Suppose that you have collected geographic information about a collection of objects and their positions. Their shapes are recorded accurately; however their positions may be misrecorded or misperceived. You additionally have information constraining the topological relations between the objects; for instance, you know that a building is entirely on an island and not leaking off it, and you know that one end of a bridge is on the island and the other is on the mainland. Due to the misrecorded positions of the objects, these constraints are not satisfied. The problem is to find the minimal repositionings for each object that will bring the system into a state where the constraints are satisfied.
The author developed a system that solves this problem for two-dimensional convex objects with constraints stated in the RCC8 language. The system works by converting the problem into a mixed-integer programming problem and then applying an existing solver for such problems.
The author further experimented with computing a transitive reduction of the constraint network (i.e. a set-minimal subnetwork with the same solution space as the original network), and using the transitive reduction to generate the system of equations. Unsurprisingly, fewer equations were generated. More interesting, the overall computation time decreased by a factor of more than two. There was no difference between using a simple greedy method for computing transitive reduction and using a more sophisticated method.

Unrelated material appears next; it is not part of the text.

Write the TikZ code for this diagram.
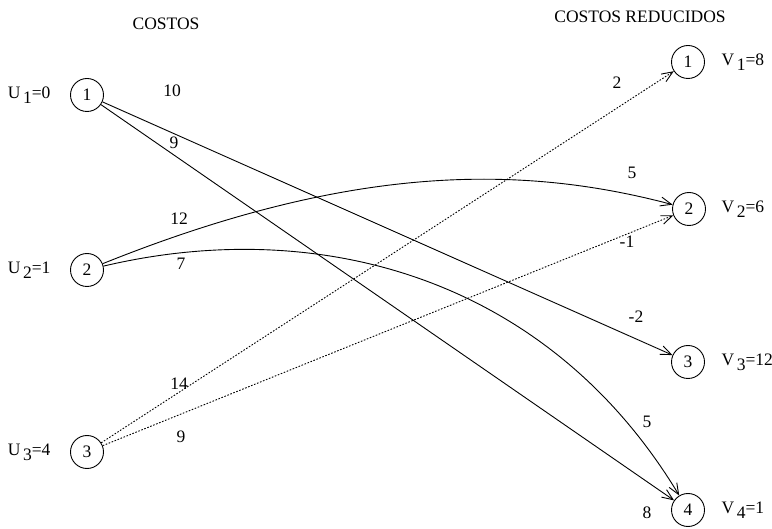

In the large literature on qualitative spatial reasoning using RCC8, there are surprisingly few papers that deal with generating geometric instantiations, so this paper is a welcome addition. However, the results here are very limited --- two-dimensions, convex objects, only translation of objects considered --- and the techniques used do not generalize in any obvious way.
Finally, there is a significant gap in the presentation. The experimentation was carried out over scenarios that were generated randomly. However, the paper does not say what random process was used. Since there is no standard random distribution over polygons, and since the choice of random process can strongly affect the results of this kind of experiment, any paper that experimentally tests spatial computation using randomly generated instances should always specify the probability distribution or random process used.